Jensen Huang and Ilya: Discovering the World Model Through LLM
In an interview between Nvidia Jensen Huang and Ilya Sutskever at the beginning of the year, Ilya put forward a point: LLM does far more than predict the next word based on probability. It is also learning the model of our real world, and the text is an actual projection. Here is the text of the video:
You can think of it this way: when we train a huge neural network to accurately predict the next word in all kinds of text on the Internet, we are actually learning a “world model.” At first glance, it seems like we are just learning statistical correlations in text. But in fact, in order to accurately learn the statistical correlations in text and effectively compress this information, the neural network actually learns some representation of the process that produced these texts.

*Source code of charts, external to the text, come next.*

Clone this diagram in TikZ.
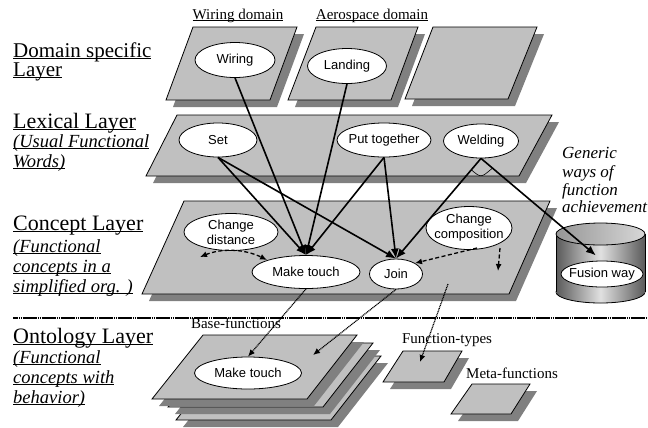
\documentclass[tikz,border=0pt]{standalone}
\usepackage{fontspec}
\setmainfont{Liberation Serif}
\setsansfont{Liberation Sans}
\usetikzlibrary{shapes.geometric,arrows.meta,calc}
\definecolor{sheetc}{RGB}{192,192,192}
\definecolor{shadowc}{RGB}{128,128,128}
\definecolor{cylD}{RGB}{90,90,90}
\definecolor{cylL}{RGB}{225,225,225}
\definecolor{topD}{RGB}{150,150,150}
\definecolor{topL}{RGB}{215,215,215}
\newcommand\myul[1]{\setbox0\hbox{#1}\rlap{\rule[-2.2bp]{\wd0}{0.9bp}}\box0}
\newcommand\mysheet[4]{\fill[shd,shift={(7,7)}] #1 -- #2 -- #3 -- #4 -- cycle;
  \filldraw[sheet] #1 -- #2 -- #3 -- #4 -- cycle;}
\begin{document}
\begin{tikzpicture}[x=1bp,y=-1bp,
  sheet/.style={fill=sheetc,draw=black,line width=0.8bp,line join=miter},
  shd/.style={fill=shadowc},
  ell/.style={ellipse,draw=black,fill=white,line width=0.8bp,inner sep=-6bp,align=center,
    font=\sffamily\fontsize{13bp}{15bp}\selectfont},
  bigd/.style={font=\fontsize{21bp}{24bp}\selectfont,inner sep=0pt,anchor=base west},
  big/.style={font=\fontsize{22bp}{24bp}\selectfont,inner sep=0pt,anchor=base west},
  sub/.style={font=\itshape\fontsize{18.5bp}{20bp}\selectfont,inner sep=0pt,anchor=base west},
  small/.style={font=\fontsize{15bp}{17bp}\selectfont,inner sep=0pt,anchor=base},
  gen/.style={font=\itshape\fontsize{17bp}{18bp}\selectfont,inner sep=0pt,anchor=base west},
  conn/.style={line width=1.6bp,-{Latex[length=10bp,width=8bp]}},
  dconn/.style={line width=1.3bp,dash pattern=on 4bp off 2.5bp,-{Latex[length=7bp,width=6bp]}},
  pconn/.style={line width=1.2bp,dash pattern=on 1bp off 0.7bp,-{Latex[length=7bp,width=6bp]}}
]
\fill[white] (0,0) rectangle (648,427);
\useasboundingbox (0,0) rectangle (648,427);

% domain sheets
\mysheet{(193,27)}{(297,27)}{(270,100)}{(166,100)}
\mysheet{(316,27)}{(418,27)}{(391,100)}{(288,100)}
\mysheet{(433,27)}{(537,27)}{(508,99)}{(405,99)}
% lexical
\mysheet{(177,115)}{(552,115)}{(519,176)}{(146,176)}
% concept
\mysheet{(184,201)}{(550,201)}{(509,294)}{(142,294)}
% ontology stack
\begin{scope}[shift={(24,21)}]
\mysheet{(203,335)}{(357,335)}{(307,399)}{(152,399)}
\end{scope}
\begin{scope}[shift={(16,8)}]
\mysheet{(203,335)}{(357,335)}{(307,399)}{(152,399)}
\end{scope}
\mysheet{(203,335)}{(357,335)}{(307,399)}{(152,399)}
\mysheet{(403,351)}{(462,351)}{(444,382)}{(383,382)}
\mysheet{(472,384)}{(530,384)}{(511,414)}{(451,414)}

% cylinder
\shade[left color=cylD,right color=cylD,middle color=cylL] (600.5,292) ellipse [x radius=44.5,y radius=11];
\draw[line width=0.8bp] (600.5,292) ellipse [x radius=44.5,y radius=11];
\shade[left color=cylD,right color=cylD,middle color=cylL] (556,234) rectangle (645,292);
\draw[line width=0.8bp] (556,234) -- (556,292) (645,234) -- (645,292);
\shade[left color=topD,right color=topL,draw=black,line width=0.8bp] (600.5,234) ellipse [x radius=44.5,y radius=11];

% small labels
\node[small] (wd) at (238,19) {\myul{Wiring domain}};
\node[small] (ad) at (372,19) {\myul{Aerospace domain}};
\node[small] (bf) at (236,328) {Base-functions};
\node[small] (ft) at (447,343) {Function-types};
\node[small] (mf) at (512,378) {Meta-functions};

% left labels
\node[bigd] (l1a) at (13,57) {\myul{Domain specific}};
\node[bigd] (l1b) at (13,76) {\myul{Layer}};
\node[big] (l2) at (13,128) {\myul{Lexical Layer}};
\node[sub] (l2a) at (13,147) {\myul{(Usual Functional}};
\node[sub] (l2b) at (13,167) {\myul{Words)}};
\node[big] (l3) at (13,230) {\myul{Concept Layer}};
\node[sub] (l3a) at (13,252) {\myul{(Functional}};
\node[sub] (l3b) at (13,272) {\myul{concepts in a}};
\node[sub] (l3c) at (13,292) {\myul{simplified org. )}};
\node[big] (l4) at (13,343) {\myul{Ontology Layer}};
\node[sub] (l4a) at (13,363) {\myul{(Functional}};
\node[sub] (l4b) at (13,383) {\myul{concepts with}};
\node[sub] (l4c) at (13,403) {\myul{behavior)}};

\node[gen] (g1) at (562,158) {Generic};
\node[gen] (g2) at (562,177) {ways of};
\node[gen] (g3) at (562,195) {function};
\node[gen] (g4) at (562,212) {achievement};

% ellipses
\node[ell,minimum width=80bp,minimum height=35bp] (wiring) at (235,60) {Wiring};
\node[ell,minimum width=79bp,minimum height=35bp] (landing) at (347,66) {Landing};
\node[ell,minimum width=78bp,minimum height=34bp] (set) at (218,140) {Set};
\node[ell,minimum width=94bp,minimum height=34bp] (puttog) at (384,140) {Put together};
\node[ell,minimum width=75bp,minimum height=34bp] (weld) at (481,141) {Welding};
\node[ell,minimum width=94bp,minimum height=37bp] (cdist) at (231,232) {Change\\distance};
\node[ell,minimum width=108bp,minimum height=33bp] (mt) at (306,272) {Make touch};
\node[ell,minimum width=53bp,minimum height=30bp] (join) at (396,274) {Join};
\node[ell,minimum width=86bp,minimum height=43bp] (ccomp) at (469,228) {Change\\composition};
\node[ell,minimum width=82bp,minimum height=26bp] (fusion) at (602,274) {Fusion way};
\node[ell,minimum width=107bp,minimum height=32bp] (omt) at (248,373) {Make touch};

% solid connectors
\draw[conn] (wiring.south) -- (mt.north);
\draw[conn] (landing.south) -- (mt.north);
\draw[conn] (set.south) -- (mt.north);
\draw[conn] (set.south) -- (join.north);
\draw[conn] (puttog.south) -- (mt.north);
\draw[conn] (puttog.south) -- (join.north);
\draw[conn] (weld.south) -- (join.north);
\draw[conn,shorten >=8bp] (weld.south) -- (fusion.north);
\coordinate (wa) at ($(weld.south)!15bp!(join.north)$);
\coordinate (wb) at ($(weld.south)!15bp!(fusion.north)$);
\draw[line width=0.6bp] (wa) .. controls (481,178) .. (wb);

% dashed connectors
\coordinate (cdA) at (200,257);
\coordinate (cdB) at (267,260);
\draw[dconn,{Latex[length=7bp,width=6bp]}-{Latex[length=7bp,width=6bp]}] (cdA) .. controls (222,248) and (245,249) .. (cdB);
\coordinate (ccA) at (477,248);
\draw[dconn] (ccA) -- (join.north east);
\coordinate (ccB) at (500,248);
\coordinate (ccC) at (498,271);
\draw[dconn] (ccB) -- (ccC);

% dotted connectors
\coordinate (sepL) at (13,318);
\coordinate (sepR) at (648,318);
\draw[line width=1.2bp,dash pattern=on 1.6bp off 0.3bp] (sepL) -- (sepR);
\draw[pconn] (mt.south) -- (omt.north);
\coordinate (ob) at (313,355);
\draw[pconn] (join.south) -- (ob);
\coordinate (fa) at (448,284);
\coordinate (fb) at (420,362);
\draw[pconn] (fa) -- (fb);
\end{tikzpicture}
\end{document}
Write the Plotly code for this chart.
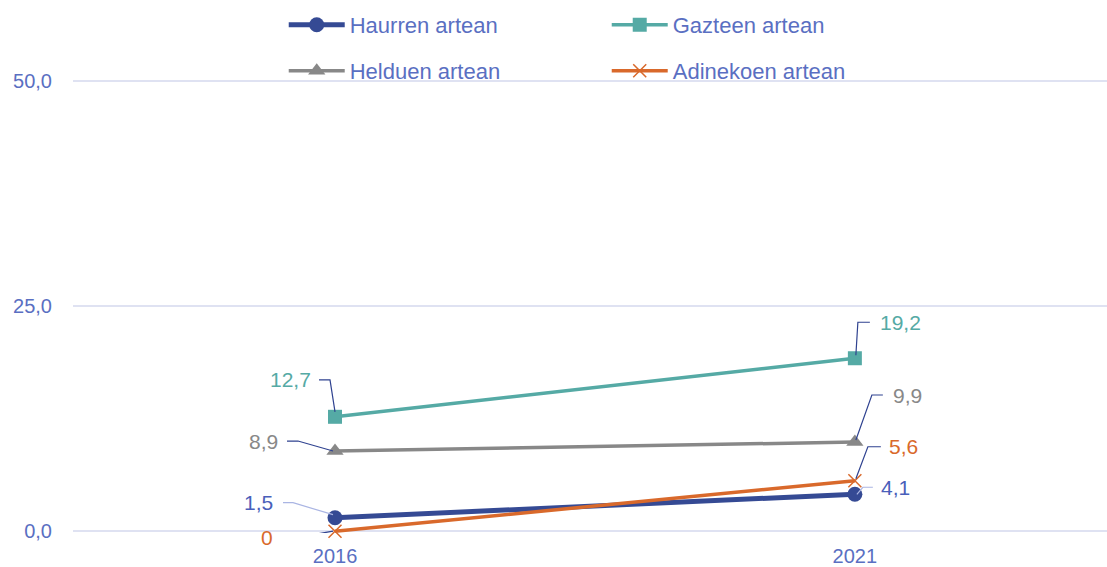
import plotly.graph_objects as go

years = ["2016", "2021"]
series_names = ["Haurren artean", "Gazteen artean", "Helduen artean", "Adinekoen artean"]
haurren = [1.5, 4.1]
gazteen = [12.7, 19.2]
helduen = [8.9, 9.9]
adinekoen = [0, 5.6]
label_texts = {
    "Haurren artean": ["1,5", "4,1"],
    "Gazteen artean": ["12,7", "19,2"],
    "Helduen artean": ["8,9", "9,9"],
    "Adinekoen artean": ["0", "5,6"],
}
y_ticks = [0, 25, 50]

values = {"Haurren artean": haurren, "Gazteen artean": gazteen,
          "Helduen artean": helduen, "Adinekoen artean": adinekoen}

style = {
    "Haurren artean": dict(color="#354a94", width=5, symbol="circle", size=15, label="#4a5fba", lead="#aab5e3", legend="legend"),
    "Gazteen artean": dict(color="#55aaa5", width=3.5, symbol="square", size=14, label="#55aaa5", lead="#2f4290", legend="legend"),
    "Helduen artean": dict(color="#888888", width=3.5, symbol="triangle-up", size=15, label="#888888", lead="#2f4290", legend="legend2"),
    "Adinekoen artean": dict(color="#d9692b", width=3.5, symbol="x-thin", size=13, label="#d9692b", lead="#2f4290", legend="legend2"),
}

# label placement: text shift (px) and leader path points (px, y up) relative to the marker
placement = {
    ("Gazteen artean", 0): dict(tx=-45, ty=37, path=[(-16, 37), (-5, 37), (0, 5)]),
    ("Helduen artean", 0): dict(tx=-72, ty=10, path=[(-48, 10), (-37, 10), (-2, 0)]),
    ("Haurren artean", 0): dict(tx=-77, ty=15, path=[(-52, 15), (-42, 15), (-2, 3)]),
    ("Adinekoen artean", 0): dict(tx=-68, ty=-6, path=[(-53, -7), (-37, -6), (-2, 0)]),
    ("Gazteen artean", 1): dict(tx=46, ty=36, path=[(15, 36), (3, 36), (1, 3)]),
    ("Helduen artean", 1): dict(tx=53, ty=47, path=[(28, 47), (17, 47), (1, 2)]),
    ("Adinekoen artean", 1): dict(tx=49, ty=34, path=[(26, 34), (13, 34), (1, 2)]),
    ("Haurren artean", 1): dict(tx=41, ty=7, path=[(18, 7), (8, 7), (2, 0)]),
}

FONT = "Liberation Sans, Arial, sans-serif"
BLUE = "#5a6fc2"

fig = go.Figure()
for name in series_names:
    s = style[name]
    fig.add_trace(go.Scatter(
        x=years, y=values[name], name=name, mode="lines+markers",
        line=dict(color=s["color"], width=s["width"]),
        marker=dict(symbol=s["symbol"], size=s["size"], color=s["color"],
                    line=dict(color=s["color"], width=1.5 if s["symbol"] == "x-thin" else 0)),
        cliponaxis=False, legend=s["legend"], hoverinfo="skip",
    ))

annotations = []
shapes = []
for name in series_names:
    s = style[name]
    for i, yr in enumerate(years):
        p = placement[(name, i)]
        v = values[name][i]
        annotations.append(dict(
            x=i, y=v, xref="x", yref="y", text=label_texts[name][i], showarrow=False,
            xshift=p["tx"], yshift=p["ty"], font=dict(family=FONT, size=21, color=s["label"]),
        ))
        pts = p["path"]
        path = "M " + " L ".join(f"{px},{py}" for px, py in pts)
        shapes.append(dict(
            type="path", xref="x", yref="y", xsizemode="pixel", ysizemode="pixel",
            xanchor=i, yanchor=v, path=path, line=dict(color=s["lead"], width=1.2),
            layer="above",
        ))

legend_common = dict(orientation="h", x=0.2038, xanchor="left", yref="container", yanchor="middle",
                     entrywidth=252, itemwidth=56, font=dict(family=FONT, size=22, color=BLUE),
                     bgcolor="rgba(0,0,0,0)", traceorder="normal")

fig.update_layout(
    width=1107, height=567,
    margin=dict(l=73, r=0, t=79, b=34, autoexpand=False),
    paper_bgcolor="white", plot_bgcolor="white",
    separators=",.",
    font=dict(family=FONT, size=20, color=BLUE),
    showlegend=True,
    legend=dict(legend_common, y=1 - 25 / 567),
    legend2=dict(legend_common, y=1 - 71 / 567),
    xaxis=dict(type="category", range=[-0.504, 1.485], showgrid=False, zeroline=False,
               showline=False, ticks="", tickfont=dict(family=FONT, size=20, color=BLUE),
               ticklabelstandoff=9, automargin=False),
    yaxis=dict(range=[-0.2, 50.2], tickvals=y_ticks, tickformat=".1f", showgrid=True,
               gridcolor="#dfe2f2", gridwidth=1.5, zeroline=False, showline=False,
               ticks="", tickfont=dict(family=FONT, size=20, color=BLUE), ticklabelstandoff=20,
               automargin=False),
    annotations=annotations, shapes=shapes,
)

fig.write_html("out.html", post_script="document.body.style.margin='0';",
               config={"displayModeBar": False})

These texts are actually a projection of the real world. The outside world seems to cast its own shadow on this text. As a result, neural networks learn not just textual information, but much more about the world, people’s emotional states, their hopes, dreams, motivations, interactions, and the environment in which we live. What the neural network learns is a compressed, abstract and practical expression of this information. This is the knowledge gained by accurately predicting the next word.
Going one step further, the more accurately we can predict the next word, the higher fidelity and resolution we can achieve in the process. This is the task of the pre-training phase. However, this stage does not dictate the specific behavior we want the neural network to exhibit. You see, a language model, what it’s really trying to do is answer the following question: If I find a random piece of text on the Internet, and it starts with a certain prefix, a certain prompt, what does it complete into? If you just randomly find a text on the internet.
But this is different from me wanting an honest assistant, a helpful assistant, an assistant who will follow certain rules without breaking them. This requires additional training. This is the stage where we do fine-tuning and reinforcement learning, which comes from human teachers as well as other forms of AI assistance. This is not just reinforcement learning from human teachers, but also reinforcement learning from collaboration between humans and AI. Our teachers are working alongside the AI, teaching our AI how to act.
But here, we are not teaching it new knowledge, we are teaching it, communicating with it, telling it what we want it to be. This process, the second stage, is also extremely important. The better we do at this second stage, the more useful and reliable this neural network will be. Therefore, the second stage is also very important. This is based on the first stage, learning as much as possible about the world from the projection of the world. This is the next task.